原本那个破旧的小村庄,也渐渐富裕起来,每个人的脸上都堆积起幸福的笑容,但是他们的心底,却依旧没有忘记,没有忘记那个雨夜,那个禁地。
...........
中国的火车,仿佛永远都是以一种肥胖的姿态生存者,那个姿态,饱和,膨胀。却却依旧每日有成千上万的人前仆后继的蜂拥而去。
楚云高高举起自己包裹,将包裹压在自己肩头,试图以此减少压力,但沉重的包裹,仿佛巨石一样压挤在楚云的肩头。
“FUCK!”楚云咒骂一声,脚下步履蹒跚的随着人流被挤上车厢。
“嗨。楚云,这呢,这呢!”胖子一脸贱笑的看着东张西望的楚云,指指自己旁边的空位大声招呼起来。

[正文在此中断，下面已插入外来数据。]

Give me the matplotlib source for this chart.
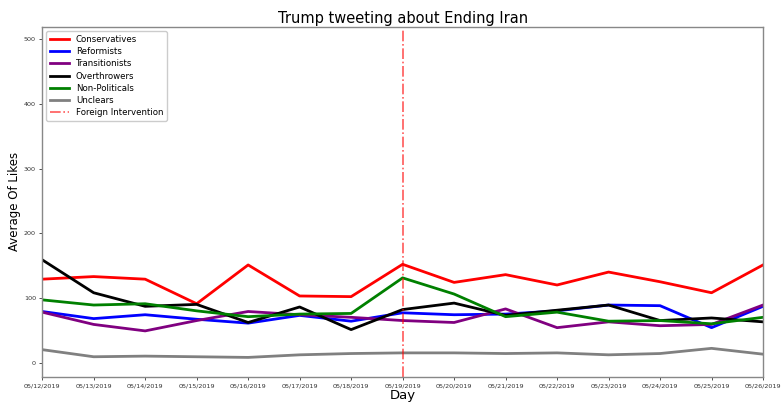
import matplotlib
matplotlib.use("Agg")
import matplotlib.pyplot as plt

days = ["05/12/2019", "05/13/2019", "05/14/2019", "05/15/2019", "05/16/2019",
        "05/17/2019", "05/18/2019", "05/19/2019", "05/20/2019", "05/21/2019",
        "05/22/2019", "05/23/2019", "05/24/2019", "05/25/2019", "05/26/2019"]

conservatives = [129, 133, 129, 91, 151, 103, 102, 152, 124, 136, 120, 140, 125, 108, 151]
reformists = [79, 68, 74, 67, 61, 73, 64, 77, 74, 75, 80, 89, 88, 54, 87]
transitionists = [78, 59, 49, 65, 79, 74, 70, 65, 62, 83, 54, 63, 57, 59, 89]
overthrowers = [159, 108, 87, 90, 62, 86, 51, 82, 92, 73, 81, 89, 65, 69, 63]
non_politicals = [97, 89, 91, 80, 71, 75, 76, 131, 106, 71, 78, 64, 65, 60, 70]
unclears = [20, 9, 10, 9, 8, 12, 14, 15, 15, 14, 15, 12, 14, 22, 13]
intervention_day = "05/19/2019"

fig = plt.figure(figsize=(7.81, 4.03), dpi=100)
ax = fig.add_axes([0.054, 0.065, 0.923, 0.868])

x = list(range(len(days)))
lw = 2
ax.plot(x, conservatives, color="red", lw=lw, label="Conservatives")
ax.plot(x, reformists, color="blue", lw=lw, label="Reformists")
ax.plot(x, transitionists, color="purple", lw=lw, label="Transitionists")
ax.plot(x, overthrowers, color="black", lw=lw, label="Overthrowers")
ax.plot(x, non_politicals, color="green", lw=lw, label="Non-Politicals")
ax.plot(x, unclears, color="gray", lw=lw, label="Unclears")
ax.axvline(days.index(intervention_day), color="red", ls="-.", lw=1.2, alpha=0.65,
           label="Foreign Intervention")

ax.set_xticks(x)
ax.set_xticklabels(days, fontsize=4.6)
ax.set_xlim(0, len(days) - 1)
ax.set_ylim(-22, 519)
ax.set_yticks([0, 100, 200, 300, 400, 500])
ax.tick_params(axis="y", labelsize=4.6)
ax.tick_params(length=2.5, width=0.6, pad=2, colors="#333333")
for s in ax.spines.values():
    s.set_color("#888888")
    s.set_linewidth(1)

ax.set_title("Trump tweeting about Ending Iran", fontsize=10.5, pad=3)
ax.set_xlabel("Day", fontsize=9.5, labelpad=1)
ax.set_ylabel("Average Of Likes", fontsize=8.5, labelpad=2)
ax.legend(loc="upper left", fontsize=6.2, handlelength=2.2, borderpad=0.4,
          labelspacing=0.38, framealpha=1)

fig.savefig("out.png", dpi=100)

“怎么现在才来?”德仔看到楚云来了,急忙接过楚云的包裹,一边说话,一边连连向着许慧的方向使着眼色。
楚云轻轻拍了下德仔的肩头,朝着许慧的方向嘿嘿一笑。
“姑奶奶,我错了,我错了。乖啊!别生气了,好不好?”
“哼!”
许慧依旧只是扫了一眼楚云,再次把脑袋扭向窗外,不知是被燥热的天气热的,还是因为在车站等了楚云一个小时气的,只是撅着嘴巴,并未说话。
“哈哈,别气了,咱好不容易出来玩,大家开心点撒。”胖子看着尴尬的两人,擦擦额头的汗水,急忙接腔道。
杨怡斜着眼看着胖子,指着胖子,一脸悍妇形象。
“你闭嘴,是不是还想挨家法?”
“胖子?胖子?啥家法?是跪搓板?跪砖头?不对哦,最近砖头都涨价了,老虎凳?不对,难道——满清十大酷刑?”德仔看着胖子一脸探知欲,丝毫不知,一边的杨怡几乎用杀人的目光直直盯着自己。
楚云看到许慧不理自己,暗使眼色,挤过胖子,坐到许慧旁边:“都啥年代了,还用那个?现在我听说,胖子都是跪键盘,你想,胖子几乎两三个月就换一键盘,家里的废旧键盘肯定多了去了,这叫废物利用。不对,二次利用。二次利用。”